A full gymnasium in McArthur sent Vinton County High School’s Class of 2026 into its next chapter, with the school’s top students already charting paths to college, career training and other post-graduation plans.
The graduation program was set for Friday, May 15, from 6 p.m. to 8 p.m. at Vinton County High School, and the evening ceremony matched the district calendar’s formal listing of the event. The crowd gathered in the VCHS gymnasium for a class farewell that felt bigger than a school tradition. It was a public marker of what comes next for Vinton County’s newest graduates and for the county itself.

The honor graduates were announced a week earlier, on May 8. Hope Goodson, Haylee LeMay and Hollie Swaim served as valedictorians, while Trason Bay was salutatorian and Arianna Ball was recognized as the top VCHS student attending Buckeye Hills Career Center. The school also highlighted the senior class with a VCHS Class of 2026, Best of Class 2026 video on its website, underscoring how prominently the district marked the graduating group.
The class leaders bring a broad mix of academic strength and extracurricular involvement. Goodson was active in BETA, FCCLA, National Honor Society, Quiz Bowl, Drug Free Club of America, 4-H and community service, and planned to attend Miami University’s Honors College to study biochemistry. LeMay combined cheerleading, journalism, French Club and National Honor Society with plans to study early childhood and elementary education at Ohio University. Swaim brought cross country, track, cheerleading, French Club, FCA and Viking Players to her resume, and planned to study environmental science at Ohio State. Bay balanced cross country, hockey, bass fishing and CCP coursework, with plans to study civil engineering at Ohio University.

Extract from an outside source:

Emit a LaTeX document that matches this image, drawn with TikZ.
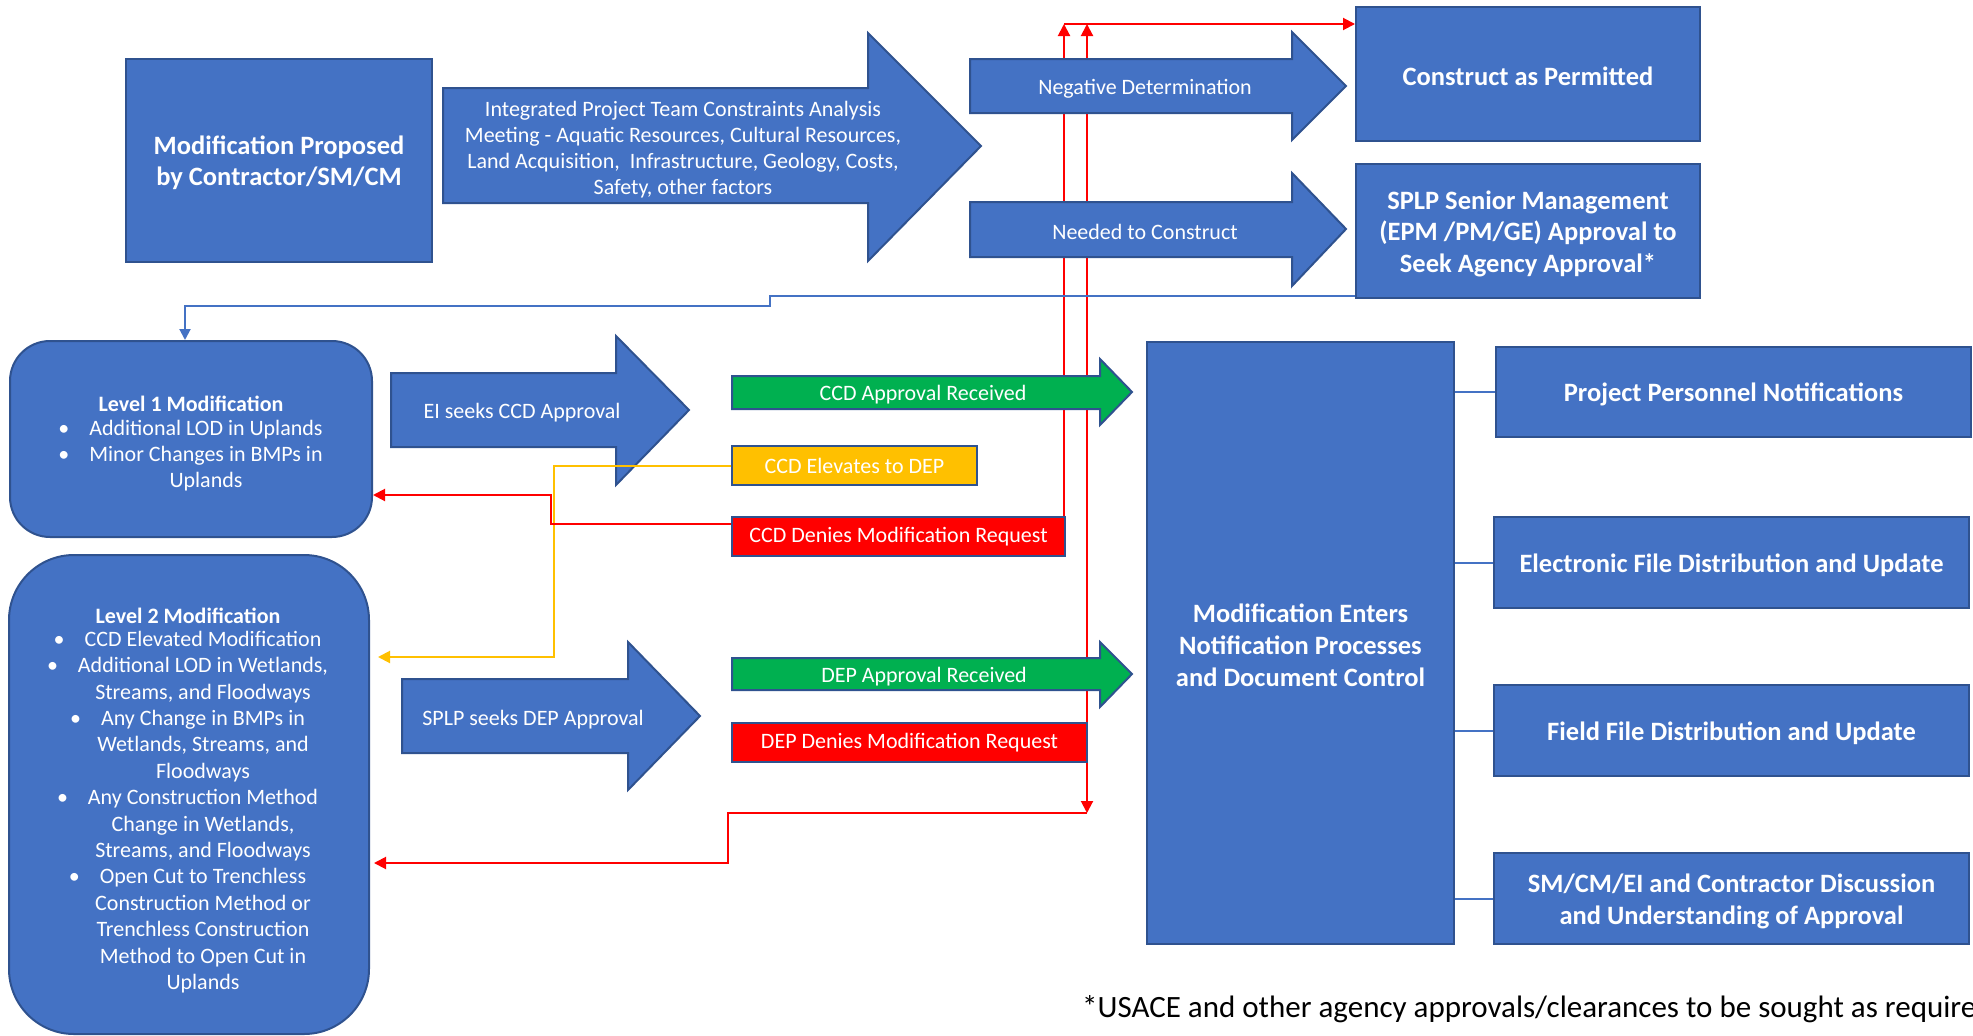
\documentclass[tikz,border=0pt]{standalone}
\usepackage{fontspec}
\setmainfont{Carlito}
\usetikzlibrary{arrows.meta}
\definecolor{blu}{HTML}{4472C4}
\definecolor{bdr}{HTML}{2F528F}
\definecolor{grn}{HTML}{00B050}
\definecolor{ylw}{HTML}{FFC000}
\definecolor{rd}{HTML}{FF0000}
\pgfdeclarelayer{bg}
\pgfsetlayers{bg,main}
\newcommand\bul{\llap{\textbullet\hspace{20pt}}}
\newcommand\blkarrow[8]{\draw[#1] (#2,#4) -- (#3,#4) -- (#3,#6) -- (#8) -- (#3,#7) -- (#3,#5) -- (#2,#5) -- cycle;}
\tikzset{
  bbox/.style={draw=bdr, fill=blu, line width=2pt, inner sep=0pt},
  btxt/.style={text=white, align=center, inner sep=0pt, yshift=-2.5pt,
    font=\bfseries\fontsize{26.5}{31.5}\selectfont},
  barr/.style={draw=bdr, fill=blu, line width=2pt},
  garr/.style={draw=bdr, fill=grn, line width=2pt},
  atxt/.style={text=white, align=center, inner sep=0pt, yshift=-2.5pt, font=\fontsize{22}{26}\selectfont},
  sbox/.style={draw=bdr, line width=2pt, text=white, inner sep=0pt, minimum height=39pt,
    font=\fontsize{22}{26}\selectfont},
  redln/.style={draw=rd, line width=2pt},
  redarr/.style={redln, -{Triangle[length=12pt,width=12pt]}},
  ylwarr/.style={draw=ylw, line width=2pt, -{Triangle[length=12pt,width=12pt]}},
  bluarr/.style={draw=blu, line width=2pt, -{Triangle[length=11pt,width=11pt]}},
  bluln/.style={draw=blu, line width=2pt},
}
\begin{document}
\begin{tikzpicture}[x=1pt,y=-1pt]
\useasboundingbox (0,0) rectangle (1973,1036);

% top row
\node[bbox, minimum width=306pt, minimum height=203pt] (mp) at (279,160.5) {};
\node[btxt] (mpt) at (mp) {Modification Proposed\\by Contractor/SM/CM};
\blkarrow{barr}{443}{868}{88}{203}{33}{261}{981,146}
\node[atxt] (ipt) at (683,147) {Integrated Project Team Constraints Analysis\\Meeting - Aquatic Resources, Cultural Resources,\\Land Acquisition,\ \ Infrastructure, Geology, Costs,\\Safety, other factors};

\blkarrow{barr}{970}{1292}{59}{113}{32}{140}{1346,86}
\node[atxt] (neg) at (1145,86) {Negative Determination};
\blkarrow{barr}{970}{1292}{202}{257}{173}{286}{1346,229}
\node[atxt] (need) at (1145,229) {Needed to Construct};

\node[bbox, minimum width=344pt, minimum height=134pt] (cap) at (1528,74) {};
\node[btxt] (capt) at (cap) {Construct as Permitted};
\node[bbox, minimum width=344pt, minimum height=134pt] (splp) at (1528,231) {};
\node[btxt] (splpt) at (splp) {SPLP Senior Management\\(EPM /PM/GE) Approval to\\Seek Agency Approval*};

% level boxes
\node[bbox, rounded corners=40pt, minimum width=362pt, minimum height=196pt] (lvl1) at (191,439) {};
\node[atxt, font=\bfseries\fontsize{22}{26}\selectfont] (lvl1t) at (191,401) {Level 1 Modification};
\node[atxt] (lvl1i) at (206,453) {\bul Additional LOD in Uplands\\\bul Minor Changes in BMPs in\\Uplands};

\node[bbox, rounded corners=65pt, minimum width=360pt, minimum height=479pt] (lvl2) at (189,794.5) {};
\node[atxt, font=\bfseries\fontsize{22}{26.4}\selectfont] (lvl2t) at (188,613) {Level 2 Modification};
\node[atxt, font=\fontsize{22}{26.4}\selectfont] (lvl2i) at (203,809.5) {\bul CCD Elevated Modification\\
\bul Additional LOD in Wetlands,\\Streams, and Floodways\\
\bul Any Change in BMPs in\\Wetlands, Streams, and\\Floodways\\
\bul Any Construction Method\\Change in Wetlands,\\Streams, and Floodways\\
\bul Open Cut to Trenchless\\Construction Method or\\Trenchless Construction\\Method to Open Cut in\\Uplands};

% middle arrows
\blkarrow{barr}{391}{616}{373}{447}{336}{485}{689,410}
\node[atxt] (ei) at (522,410) {EI seeks CCD Approval};
\blkarrow{garr}{732}{1100}{376}{409}{359}{425}{1132,392}
\node[atxt] (ccdok) at (923,392) {CCD Approval Received};
\node[sbox, fill=ylw, minimum width=245pt] (ccdel) at (854.5,465.5) {CCD Elevates to DEP};
\node[sbox, fill=rd, minimum width=333pt] (ccdden) at (898.5,536.5) {CCD Denies Modification Request};

\blkarrow{barr}{402}{628}{679}{753}{642}{790}{700,716}
\node[atxt] (splpa) at (533,717) {SPLP seeks DEP Approval};
\blkarrow{garr}{732}{1100}{658}{690}{642}{707}{1132,674}
\node[atxt] (depok) at (924,674) {DEP Approval Received};
\node[sbox, fill=rd, minimum width=355pt] (depden) at (909.5,742.5) {DEP Denies Modification Request};

% right side
\node[bbox, minimum width=307pt, minimum height=602pt] (mec) at (1300.5,643) {};
\node[btxt, font=\bfseries\fontsize{26.5}{32}\selectfont] (mect) at (mec) {Modification Enters\\Notification Processes\\and Document Control};
\node[bbox, minimum width=475pt, minimum height=90pt] (pp) at (1733.5,392) {};
\node[btxt] (ppt) at (pp) {Project Personnel Notifications};
\node[bbox, minimum width=475pt, minimum height=91pt] (ef) at (1731.5,562.5) {};
\node[btxt] (eft) at (ef) {Electronic File Distribution and Update};
\node[bbox, minimum width=475pt, minimum height=91pt] (ff) at (1731.5,730.5) {};
\node[btxt] (fft) at (ff) {Field File Distribution and Update};
\node[bbox, minimum width=475pt, minimum height=91pt] (sm) at (1731.5,898.5) {};
\node[btxt, font=\bfseries\fontsize{26.5}{32}\selectfont] (smt) at (sm) {SM/CM/EI and Contractor Discussion\\and Understanding of Approval};

\draw[bluln] (mec.east |- pp.west) -- (pp.west);
\draw[bluln] (mec.east |- ef.west) -- (ef.west);
\draw[bluln] (mec.east |- ff.west) -- (ff.west);
\draw[bluln] (mec.east |- sm.west) -- (sm.west);

% footnote
\node[anchor=base west, inner sep=0pt, font=\fontsize{31}{33}\selectfont] (fn) at (1082,1017) {*USACE and other agency approvals/clearances to be sought as required};

% connectors on main layer
\coordinate (b1) at (770,296);
\coordinate (b2) at (185,306);
\draw[bluarr] (splp.west |- b1) -- (b1) -- (b1 |- b2) -- (b2) -- (b2 |- lvl1.north);

\coordinate (y1) at (554,466);
\coordinate (y2) at (554,657);
\draw[ylwarr] (ccdel.west |- y1) -- (y1) -- (y2) -- ([xshift=8pt]lvl2.east |- y2);

\coordinate (r1) at (551,524);
\coordinate (r2) at (551,495);
\draw[redarr] (ccdden.west |- r1) -- (r1) -- (r2) -- (lvl1.east |- r2);

% red lines behind arrows
\begin{pgfonlayer}{bg}
\coordinate (t1) at (1064,24);
\coordinate (t2) at (1087,24);
\draw[redarr] (ccdden.north east -| t1) -- (t1);
\draw[redarr] (t1) -- (cap.west |- t1);
\draw[redarr] (depden.north east -| t2) -- (t2);
\coordinate (d1) at (1087,813);
\coordinate (d2) at (728,813);
\coordinate (d3) at (728,863);
\draw[redarr] (depden.south east -| d1) -- (d1);
\draw[redarr] (d1) -- (d2) -- (d3) -- ([xshift=4pt]lvl2.east |- d3);
\end{pgfonlayer}
\end{tikzpicture}
\end{document}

For a county with one public high school, those next steps matter. Four of the school’s top students are headed to major universities, while Ball’s recognition at Buckeye Hills points to a second pipeline, one tied to career and technical training. That split says as much about Vinton County’s future workforce as it does about its college-bound seniors: the county is sending out talent through both academic and hands-on routes, and the question now is how much of that talent eventually returns to build the local economy. The Class of 2025 graduated in a similar Friday evening gymnasium ceremony, making the setting itself part of a VCHS tradition that has now carried two straight senior classes out the same doors and into the future.